Tuesday, December 09, 2008
El culo del mundo
Guns and Roses have a new album out, and by all accounts it's a real turkey. There is one place where it's more or less guaranteed to go down an absolute storm.
Argentina has to be the unluckiest country in the world. It's so unlucky, I can only assume it's been cursed, not unreasonably perhaps, by the spirits of the many thousands of Indians who were massacred at its foundation. You know the way in The Shining, the hotel is built on an old Indian burial ground? That's Argentina.
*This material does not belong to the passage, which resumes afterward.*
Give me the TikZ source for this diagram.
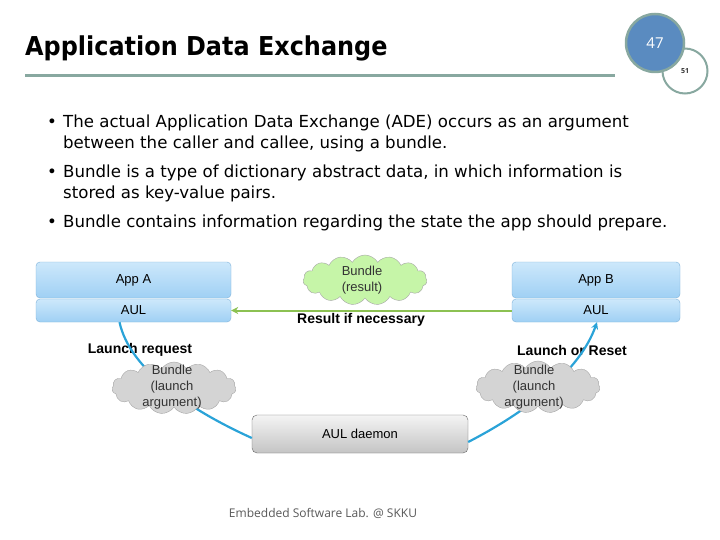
\documentclass[tikz,border=0pt]{standalone}
\usepackage{fontspec}
\usepackage{graphicx}
\setmainfont{DejaVu Sans}
\newfontfamily\diagfont{Liberation Sans}
\newfontfamily\footfont{Open Sans}
\usetikzlibrary{shapes.symbols,arrows.meta}
\definecolor{rulecol}{HTML}{88A8A0}
\definecolor{numblue}{HTML}{5A8BC0}
\definecolor{boxtop}{HTML}{CDE8FB}
\definecolor{boxbot}{HTML}{9FD0F4}
\definecolor{boxline}{HTML}{7FB2DA}
\definecolor{greytop}{HTML}{F4F4F4}
\definecolor{greybot}{HTML}{C4C4C4}
\definecolor{cloudgreen}{HTML}{C6F5A8}
\definecolor{cloudgrey}{HTML}{D4D4D4}
\definecolor{arrowgreen}{HTML}{8CC152}
\definecolor{curveblue}{HTML}{2AA3D8}
\tikzset{
	appbox/.style={draw=boxline,rounded corners=4pt,top color=boxtop,bottom color=boxbot,
		font=\diagfont\fontsize{13}{15}\selectfont,inner sep=0pt},
	daemonbox/.style={draw=gray!80!black,rounded corners=5pt,top color=greytop,bottom color=greybot,
		font=\diagfont\fontsize{13}{15}\selectfont,inner sep=0pt,minimum width=216pt,minimum height=38pt},
	bundle/.style={cloud,cloud puffs=15,cloud puff arc=120,cloud ignores aspect,draw=gray!70,inner sep=0pt,
		minimum width=124pt,minimum height=52pt},
	bundletext/.style={align=center,font=\diagfont\fontsize{13}{16}\selectfont,text=black!80},
	steplabel/.style={font=\diagfont\bfseries\fontsize{14}{16}\selectfont},
	bullet/.style={anchor=base west,inner sep=0pt,font=\fontsize{16.6}{19}\selectfont}
}
\begin{document}
\begin{tikzpicture}[x=1pt,y=-1pt]
	\useasboundingbox[fill=white] (0,0) rectangle (720,540);
	\node[anchor=base west,inner sep=0pt,font=\bfseries\fontsize{26}{28}\selectfont] (title) at (25,56)
		{\scalebox{0.92}[1]{Application Data Exchange}};
	\draw[rulecol,line width=3pt] (25,76) -- (615,76);
	\node[circle,draw=rulecol,line width=2pt,minimum size=45pt,inner sep=0pt,
		font=\footfont\bfseries\fontsize{7}{8}\selectfont,text=black!80] (pgB) at (685,71) {\raisebox{-2pt}{51}};
	\node[circle,draw=rulecol,line width=2.5pt,fill=numblue,minimum size=58pt,inner sep=0pt,
		font=\footfont\fontsize{15}{17}\selectfont,text=white] (pgA) at (655,43) {47};
	\foreach \x/\y/\txt in
	{47/128/{•},
	63/128/{The actual Application Data Exchange (ADE) occurs as an argument},
	63/149/{between the caller and callee, using a bundle.},
	47/178/{•},
	63/178/{Bundle is a type of dictionary abstract data, in which information is},
	63/199/{stored as key-value pairs.},
	47/228/{•},
	63/228/{Bundle contains information regarding the state the app should prepare.}}
		{\node[bullet] at (\x,\y) {\txt};}
	\node[appbox,minimum width=195pt,minimum height=36pt] (appA) at (133.5,280) {App A};
	\node[appbox,minimum width=195pt,minimum height=23pt] (aulA) at (133.5,310.5) {AUL};
	\node[appbox,minimum width=168pt,minimum height=36pt] (appB) at (596,280) {App B};
	\node[appbox,minimum width=168pt,minimum height=23pt] (aulB) at (596,310.5) {AUL};
	\node[daemonbox] (daemon) at (360,434) {AUL daemon};
	\node[steplabel] (resLabel) at (361,320) {Result if necessary};
	\node[steplabel] (reqLabel) at (140,350) {Launch request};
	\node[steplabel] (rstLabel) at (572,350) {Launch or Reset};
	\draw[arrowgreen,line width=2pt,-{Stealth[length=7pt,width=7pt]}] (aulB.west) -- (aulA.east);
	\draw[curveblue,line width=2.2pt] ([xshift=-14pt]aulA.south) .. controls (130,370) and (190,410) .. ([yshift=-4pt]daemon.west);
	\draw[curveblue,line width=2.2pt,-{Stealth[length=7pt,width=7pt]}] ([yshift=-8pt]daemon.east)
		.. controls (530,410) and (580,370) .. ([xshift=1pt]aulB.south);
	\node[bundle,fill=cloudgreen,minimum height=50pt] (resBundle) at (365,280) {};
	\node[bundle,fill=cloudgrey] (reqBundle) at (174,388) {};
	\node[bundle,fill=cloudgrey] (rstBundle) at (538,387) {};
	\node[bundletext] at (362,280) {Bundle\\(result)};
	\node[bundletext] at (172,387) {Bundle\\(launch\\argument)};
	\node[bundletext] at (534,387) {Bundle\\(launch\\argument)};
	\node[font=\footfont\fontsize{12}{14}\selectfont,text=black!65] (footer) at (323,513)
		{Embedded Software Lab. @ SKKU};
\end{tikzpicture}
\end{document}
Since then, despite an abundance of natural resources and good-looking women, the corruption of its leaders (more pronounced amongst the political class of any nation, frankly absurd in a country governed by the people Spain didn't want) has kept it more or less in the third world.
I spent 8 months there in 2003 shortly after the financial collapse, taking advantage of the favourable exchange rate to live out various unpleasant, narcissistic fantasies at a fraction of the normal price. My elation at being able to live like a 19th Century Russian aristocrat for about £30 a week soon gave way to bitterness and depression as I lapsed into chronic alcoholism, without licensing laws, or even the normal laws of economics to hinder my fall. My bad.
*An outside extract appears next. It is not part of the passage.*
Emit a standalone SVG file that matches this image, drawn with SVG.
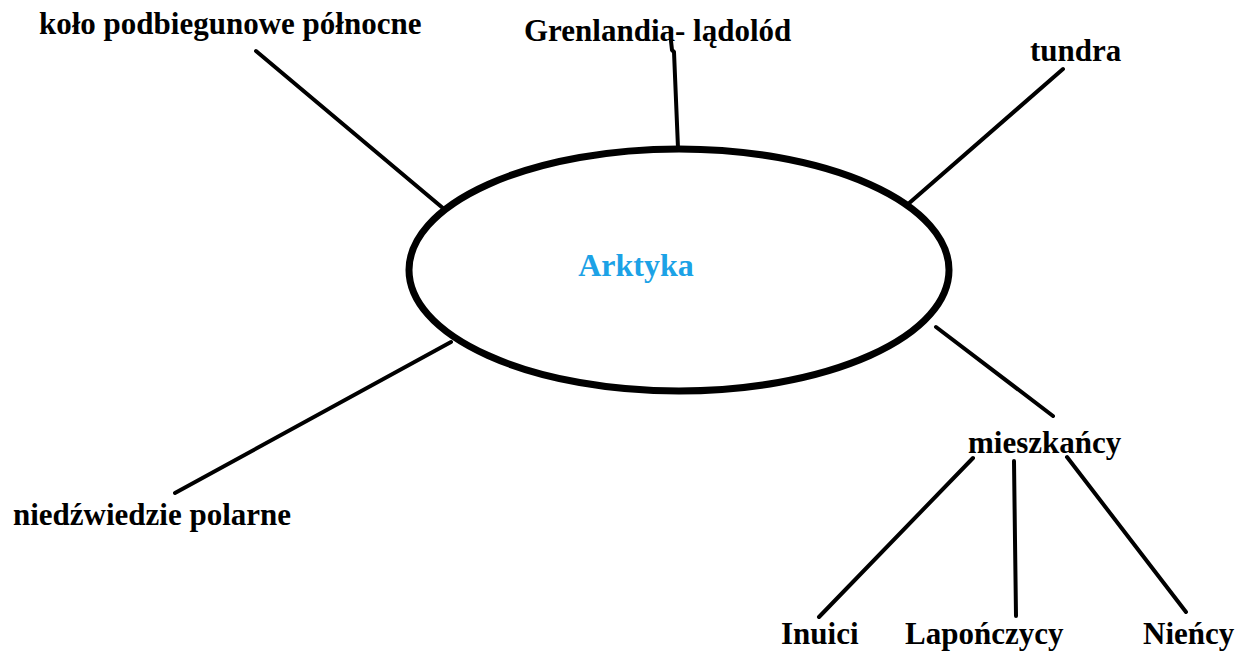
<svg xmlns="http://www.w3.org/2000/svg" width="1248" height="652" viewBox="0 0 1248 652">
<style>
.t{font-family:"Liberation Serif","Times New Roman",serif;font-weight:bold;font-size:31px;fill:#000}
.c{fill:none;stroke:#000;stroke-width:4;stroke-linecap:round;stroke-linejoin:round}
</style>
<rect width="1248" height="652" fill="#fff"/>
<g id="connectors">
<line class="c" x1="256" y1="51" x2="444" y2="209"/>
<polyline class="c" points="671,41 672,50 674,52 678,148"/>
<line class="c" x1="1063" y1="69" x2="907" y2="205"/>
<line class="c" x1="936" y1="327" x2="1053" y2="416"/>
<line class="c" x1="451" y1="342" x2="175" y2="493"/>
<line class="c" x1="973" y1="458" x2="819" y2="617"/>
<polyline class="c" points="1014,461 1015,540 1016,616"/>
<line class="c" x1="1067" y1="457" x2="1186" y2="612"/>
</g>
<g id="arktyka">
<ellipse cx="679" cy="270" rx="270" ry="121" fill="none" stroke="#000" stroke-width="7"/>
<text x="636" y="276" text-anchor="middle" font-family="Liberation Serif, Times New Roman, serif" font-weight="bold" font-size="32" fill="#1ca2e6">Arktyka</text>
</g>
<g id="kolo"><text class="t" x="39" y="34">koło podbiegunowe północne</text></g>
<g id="grenlandia"><text class="t" x="524" y="41">Grenlandia- lądolód</text></g>
<g id="tundra"><text class="t" x="1030" y="61">tundra</text></g>
<g id="niedzwiedzie"><text class="t" x="13" y="525">niedźwiedzie polarne</text></g>
<g id="mieszkancy"><text class="t" x="968" y="453">mieszkańcy</text></g>
<g id="inuici"><text class="t" x="781" y="644">Inuici</text></g>
<g id="laponczycy"><text class="t" x="905" y="644">Lapończycy</text></g>
<g id="niency"><text class="t" x="1143" y="644">Nieńcy</text></g>
</svg>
Anyway, one of the strange things about Argentina was that in 2003 they were still listening to Guns 'n' Roses. Not just like they had November Rain on a mixtape, between Public Enemy and Crass, and had a good old laugh realising that it's sort of hysterically sentimental and therefore fun in a deeply mad way, I mean they were playing it in high street shops and restaurants. All the time. Which means that in 2002 they had been listening to the same three and half albums over and over again for the last 11 years, much like some kind of traumatised young adult, locked in a cellar at the age of 14 with just the tapes in the pockets of their sleeveless denim jacket to entertain them for the next decade.
I did ask my friends "hey, what's with the Axl Rose fixation?" and they'd tell me that oh, Guns 'n' Roses were the first band to play Argentina after the collapse of the brutal military dictatorship that had spent the eighties hoofing intellectuals out of aeroplanes, hence the band has a special meaning for Argentines, associations of freedom and euphoria, rather than just 1/4 mile long stages and spotty metal kids bellowing at a racist in a kilt.
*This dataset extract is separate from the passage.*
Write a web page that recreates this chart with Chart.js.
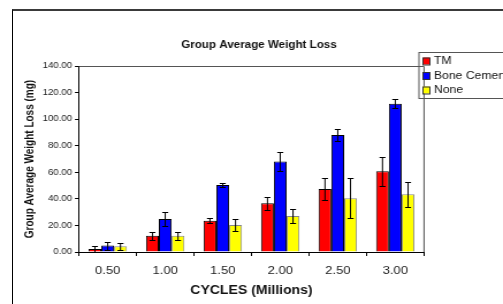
<!DOCTYPE html>
<html>
<head>
<meta charset="utf-8">
<script src="https://cdn.jsdelivr.net/npm/chart.js@4/dist/chart.umd.min.js"></script>
<style>
  html, body { margin: 0; padding: 0; background: #fff; overflow: hidden; }
  #wrap { position: relative; width: 503px; height: 304px; overflow: hidden; }
  /* the reference is a little stretched sideways: draw narrower, then widen */
  #Chart1 { transform: scaleX(1.151); transform-origin: 0 0; }
  #frame {
    position: absolute; left: 12px; top: 9px; width: 495px; height: 300px;
    border-top: 2px solid #3a3a3a; border-left: 1px solid #000;
    pointer-events: none;
  }
</style>
</head>
<body>
<div id="wrap">
  <canvas id="Chart1" width="437" height="304"></canvas>
  <div id="frame"></div>
</div>
<script>
const cycles = ["0.50", "1.00", "1.50", "2.00", "2.50", "3.00"];

const tmLoss = [2.3, 12.3, 23.6, 36.6, 47.4, 60.7];
const tmErr = [2.0, 3.0, 2.0, 5.0, 8.5, 11.0];

const boneLoss = [4.8, 24.8, 50.4, 68.2, 88.1, 111.6];
const boneErr = [3.0, 5.6, 1.2, 6.9, 4.4, 3.5];

const noneLoss = [4.3, 12.3, 20.3, 27.1, 40.4, 43.4];
const noneErr = [2.5, 3.0, 4.4, 5.5, 15.0, 9.3];

const FONT = "'Liberation Sans', Arial, sans-serif";

// error bars drawn through the y scale
const errorBars = {
  id: "errorBars",
  afterDatasetsDraw(chart) {
    const ctx = chart.ctx;
    const y = chart.scales.y;
    ctx.save();
    ctx.strokeStyle = "#000";
    ctx.lineWidth = 1;
    chart.data.datasets.forEach((ds, i) => {
      const meta = chart.getDatasetMeta(i);
      meta.data.forEach((bar, j) => {
        const v = ds.data[j];
        const e = ds.errors[j];
        const x = bar.x;
        const top = Math.round(y.getPixelForValue(v + e)) + 0.5;
        const bot = Math.round(y.getPixelForValue(v - e)) + 0.5;
        ctx.beginPath();
        ctx.moveTo(x, top);
        ctx.lineTo(x, bot);
        ctx.moveTo(x - 2.6, top);
        ctx.lineTo(x + 2.6, top);
        ctx.moveTo(x - 2.6, bot);
        ctx.lineTo(x + 2.6, bot);
        ctx.stroke();
      });
    });
    ctx.restore();
  }
};

// top/right plot frame, chart title and boxed legend
const decor = {
  id: "decor",
  afterDraw(chart) {
    const ctx = chart.ctx;
    const a = chart.chartArea;
    ctx.save();

    ctx.strokeStyle = "#555";
    ctx.lineWidth = 1;
    ctx.beginPath();
    ctx.moveTo(a.left, Math.round(a.top) + 0.5);
    ctx.lineTo(a.right, Math.round(a.top) + 0.5);
    ctx.lineTo(a.right, a.bottom);
    ctx.stroke();

    ctx.fillStyle = "#111";
    ctx.font = "bold 10.1px " + FONT;
    ctx.textAlign = "center";
    ctx.textBaseline = "middle";
    ctx.fillText("Group Average Weight Loss", 225, 45);

    // legend
    ctx.strokeStyle = "#555";
    ctx.strokeRect(364, 52.5, 90, 46);
    ctx.font = "10.6px " + FONT;
    ctx.textAlign = "left";
    chart.data.datasets.forEach((ds, i) => {
      const cy = 61 + i * 14.5;
      ctx.fillStyle = ds.backgroundColor;
      ctx.fillRect(367.5, cy - 3.5, 6, 7);
      ctx.strokeStyle = "#333";
      ctx.strokeRect(367.5, cy - 3, 6, 7);
      ctx.fillStyle = "#111";
      ctx.fillText(ds.label, 377, cy + 0.5);
    });
    ctx.restore();
  }
};

const chart1 = new Chart(document.getElementById("Chart1").getContext("2d"), {
  type: "bar",
  data: {
    labels: cycles,
    datasets: [
      {
        label: "TM",
        data: tmLoss,
        errors: tmErr,
        backgroundColor: "#ff0000",
        borderColor: "#000",
        borderWidth: 1
      },
      {
        label: "Bone Cement",
        data: boneLoss,
        errors: boneErr,
        backgroundColor: "#0000ff",
        borderColor: "#000",
        borderWidth: 1
      },
      {
        label: "None",
        data: noneLoss,
        errors: noneErr,
        backgroundColor: "#ffff00",
        borderColor: "#888",
        borderWidth: 1
      }
    ]
  },
  options: {
    responsive: false,
    animation: false,
    layout: {
      padding: { top: 66, right: 68.6, bottom: 0, left: 0 }
    },
    datasets: {
      bar: {
        categoryPercentage: 0.667,
        barPercentage: 1
      }
    },
    plugins: {
      legend: { display: false },
      tooltip: { enabled: false }
    },
    scales: {
      x: {
        afterFit: function(scale) {
          scale.height = 52;
        },
        grid: {
          drawOnChartArea: false,
          tickLength: 4,
          color: "#000"
        },
        border: { color: "#000" },
        ticks: {
          padding: 8.5,
          color: "#222",
          font: { family: FONT, size: 11.3 }
        },
        title: {
          display: true,
          text: "CYCLES (Millions)",
          color: "#111",
          padding: { top: 0, bottom: 5.7 },
          font: { family: FONT, size: 12.2, weight: "bold" }
        }
      },
      y: {
        min: 0,
        max: 140,
        afterFit: function(scale) {
          scale.width = 68.6;
        },
        grid: {
          drawOnChartArea: false,
          tickLength: 3.5,
          color: "#000"
        },
        border: { color: "#000" },
        ticks: {
          stepSize: 20,
          padding: 2.5,
          color: "#222",
          font: { family: FONT, size: 8.4 },
          callback: function(value) {
            return value.toFixed(2);
          }
        },
        title: {
          display: true,
          text: "Group Average Weight Loss (mg)",
          color: "#111",
          padding: { top: 20, bottom: 0 },
          font: { family: FONT, size: 10, weight: "bold" }
        }
      }
    }
  },
  plugins: [errorBars, decor]
});
</script>
</body>
</html>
Men in Argentina had mullets, not Shoreditch mullets, but fully-operational mullets. I went to a barbers in Argentina and was given a mullet. Take a moment to imagine my response.
So when people talk about the brave naivety, the unironic viscerality of ads produced by Argentine creatives I always think, well, if you'd spent the first twenty five years or so of your life living in a cave, culturally speaking, you might think that Genesis were pretty hip too.